OP's whole post is "why can't Christians subject their faith to my standard of polite secular tolarance within our family the same way I expect it from our state?" Because Christianity doesn't work that way and isn't a servant of liberalism.

Interestingly, this is a post-Reformation development. Luther pioneered, and the counter-reformation embraced, the practice of requiring marriages to be publically witnessed. Prior to that, secret marriages were allowed (though I assume still privately officiated by a priest?).

(I don't have a source to back this up on hand, and I was only told this once a few months ago, so take the requisite grains of salt)

If you don't want to raise your children religious why get them baptized, if you had been clear with your intentions from the start I don't think you would have this conflict (might have other conflict but not this one!).

To be validly married in the Catholic Church in a mixed marriage, the Catholic party has to promise baptize and raise their children in the faith. Prior to 1970, both parties had to make the promise.
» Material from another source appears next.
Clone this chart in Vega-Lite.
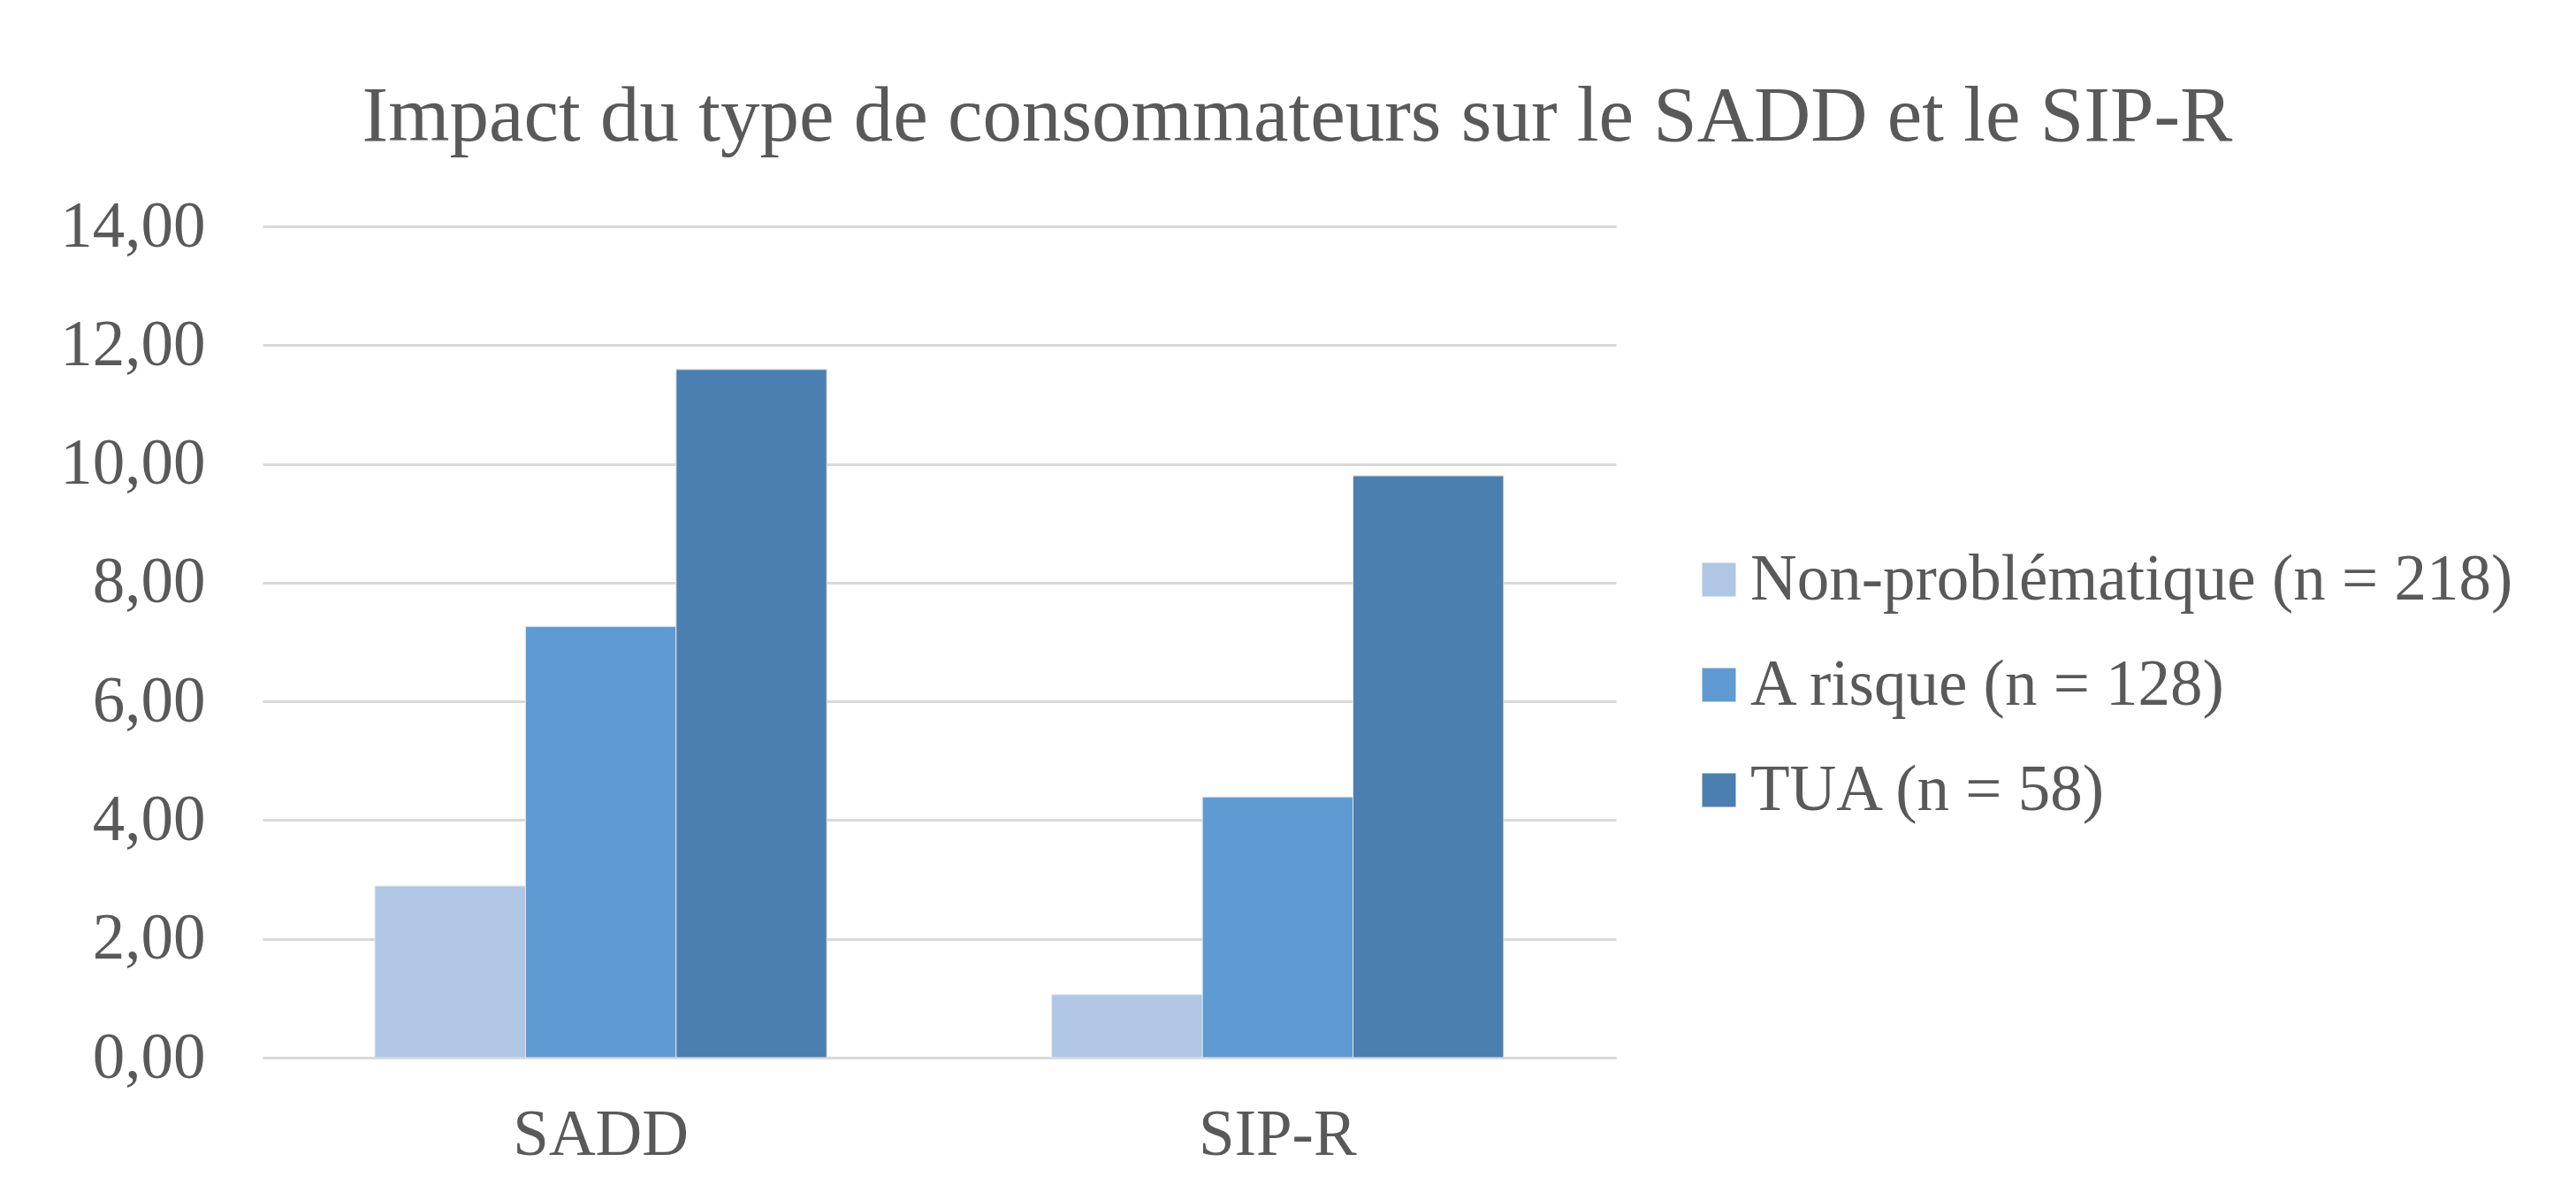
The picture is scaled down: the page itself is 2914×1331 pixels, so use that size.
{
  "$schema": "https://vega.github.io/schema/vega-lite/v6.json",
  "autosize": {"type": "none"},
  "padding": {"left": 297, "top": 256, "right": 1086, "bottom": 135},
  "width": 1531,
  "height": 940,
  "background": "#ffffff",
  "title": {
    "text": "Impact du type de consommateurs sur le SADD et le SIP-R",
    "font": "Liberation Serif",
    "fontSize": 89,
    "fontWeight": "normal",
    "color": "#595959",
    "anchor": "middle",
    "frame": "group",
    "dx": 405,
    "baseline": "alphabetic",
    "offset": -28
  },
  "data": {
    "values": [
      {"echelle": "SADD", "groupe": "Non-problématique (n = 218)", "valeur": 2.89},
      {"echelle": "SADD", "groupe": "A risque (n = 128)", "valeur": 7.26},
      {"echelle": "SADD", "groupe": "TUA (n = 58)", "valeur": 11.59},
      {"echelle": "SIP-R", "groupe": "Non-problématique (n = 218)", "valeur": 1.06},
      {"echelle": "SIP-R", "groupe": "A risque (n = 128)", "valeur": 4.39},
      {"echelle": "SIP-R", "groupe": "TUA (n = 58)", "valeur": 9.80}
    ]
  },
  "mark": {"type": "bar", "stroke": "#dfe5ec", "strokeWidth": 1},
  "encoding": {
    "x": {
      "field": "echelle",
      "type": "nominal",
      "sort": ["SADD", "SIP-R"],
      "scale": {"paddingInner": 0.3325, "paddingOuter": 0.166},
      "axis": {
        "title": null,
        "labelAngle": 0,
        "labelFont": "Liberation Serif",
        "labelFontSize": 73,
        "labelColor": "#595959",
        "labelLimit": 1000,
        "tickSize": 0,
        "ticks": false,
        "labelPadding": 51,
        "domainColor": "#d9d9d9",
        "domainWidth": 3,
        "grid": false
      }
    },
    "xOffset": {
      "field": "groupe",
      "type": "nominal",
      "sort": ["Non-problématique (n = 218)", "A risque (n = 128)", "TUA (n = 58)"],
      "scale": {"paddingInner": 0, "paddingOuter": 0}
    },
    "y": {
      "field": "valeur",
      "type": "quantitative",
      "scale": {"domain": [0, 14], "nice": false, "zero": true},
      "axis": {
        "title": null,
        "values": [0, 2, 4, 6, 8, 10, 12, 14],
        "labelExpr": "replace(format(datum.value, '.2f'), '.', ',')",
        "labelFont": "Liberation Serif",
        "labelFontSize": 73,
        "labelColor": "#595959",
        "tickSize": 0,
        "ticks": false,
        "labelPadding": 65,
        "domain": false,
        "grid": true,
        "gridColor": "#d9d9d9",
        "gridWidth": 3
      }
    },
    "color": {
      "field": "groupe",
      "type": "nominal",
      "scale": {
        "domain": ["Non-problématique (n = 218)", "A risque (n = 128)", "TUA (n = 58)"],
        "range": ["#b0c6e5", "#5f9bd2", "#4b7fb0"]
      },
      "legend": {
        "title": null,
        "orient": "none",
        "legendX": 1611,
        "legendY": 363,
        "padding": 0,
        "symbolType": "square",
        "symbolSize": 1444,
        "symbolStrokeWidth": 0,
        "labelFont": "Liberation Serif",
        "labelFontSize": 73,
        "labelColor": "#595959",
        "labelOffset": -1,
        "labelLimit": 2000,
        "rowPadding": 45,
        "encode": {
          "labels": {
            "update": {
              "dx": {"signal": "datum.value == 'TUA (n = 58)' ? 20 : 0"}
            }
          }
        }
      }
    }
  },
  "config": {
    "view": {"stroke": null}
  }
}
While I think mixed marriages are a very bad idea to begin with, assuming they had a valid Catholic wedding, @yofuckreddit is/was likely aware of this promise of their spouse and respects her enough to not obstruct it. If they are not validly married, I would spend my time pestering his wife about getting that fixed were I their relative, before I moved on to hassling @yofuckreddit himself.

I don't know why one marries someone who thinks their beleifs are idiotic, but love is love I guess.

I don't know why one marries someone who thinks their beleifs are idiotic, but love is love I guess.

It would be beyond rude for me to ridicule my wife in this way, and I have no plans to do so. That is intrinsically part of our "deal".

Well I assumed you don't ridicule her. But I assume she knows you don't believe and think it's 'idiocy' (if in lighter terms). I personal would advise people against marrying people with such fundamental moral epistemology mismatches It seems quite difficult for reasons you describe in your OP.

FWIW, my wife is Catholic, but her family isn't and that alone is hard enough.